PCC Kathryn Holloway, police dog Finn and handler PC Dave Wardell. Image Office of Bedfordshire's Police and Crime Commissioner

Emergency animal shelter scheme for Domestic Abuse victims forced to stay put because of their pets

Bedfordshire’s Police and Crime Commissioner, Kathryn Holloway, has set aside emergency funding to support victims of Domestic Abuse who feel unable to leave home because they do not want to leave a pet behind.

The Commissioner’s office has been working with a Bedfordshire dog kennelling business to provide respite care to those who may need help to ensure that their dogs will be cared for in their time of urgent need.

The PCC is also working with Cats Protection. The cat care charity runs ‘Paws Protect‘ which is a pet fostering service for families fleeing domestic abuse.

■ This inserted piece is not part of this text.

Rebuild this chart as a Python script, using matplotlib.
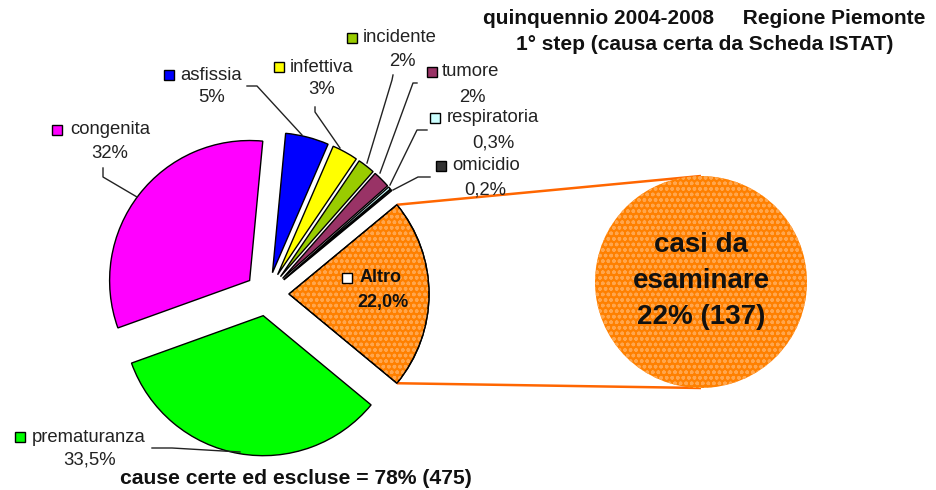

Commissioner, Kathryn Holloway said:

“The picture around Domestic Abuse makes it clear that some sadly need to leave their homes in this emergency and have been accessing the hotel and safe house accommodation that is being paid for with my £60k fund for this purpose, established at the very outset of lockdown.

“However, common sense dictates that, on some occasions, they are not leaving for their own safety because they cannot find alternative care for pets, which cannot, for example, be taken into many hotels or rented spaces.

“As a result, I’m delighted to launch the Emergency Pet Shelter project to provide that lifeline to those fleeing abuse, to provide emergency accommodation for their cats or dogs too.”

Pets will be kept in confidential and secure premises

The scheme is available from today (22 April 2020). It can be accessed by Bedfordshire Police officers who encounter relevant cases while on front line duty.

All pets will be kept in secure premises and their whereabouts will remain confidential. This is for the safety of victims and their pets, as well as the staff caring for the animals.

The temporary care scheme for cats and dogs will also be available for owners who have been admitted to hospital in relation to COVID-19 if they are refusing to leave home for this reason.

Mark Beazley, Director of Operations at Cats Protection, has seen at first hand how devastating the impact of Domestic Abuse can be on families, during his time as a police officer with Hampshire Constabulary.

“I am extremely proud of the service that Paws Protect offers to victims of Domestic Abuse and I’m delighted that we have been able to develop the service into Bedfordshire.

“Paws Protect removes the barriers that families face when trying to flee Domestic Abuse and the need for a service that helps both animals and people is essential.”

Victims can access the scheme by calling 101. In an emergency relating to Domestic Abuse, always call 999.

Front line officers will be aware of the support available, and will be able to assist victims to access the care for their pets.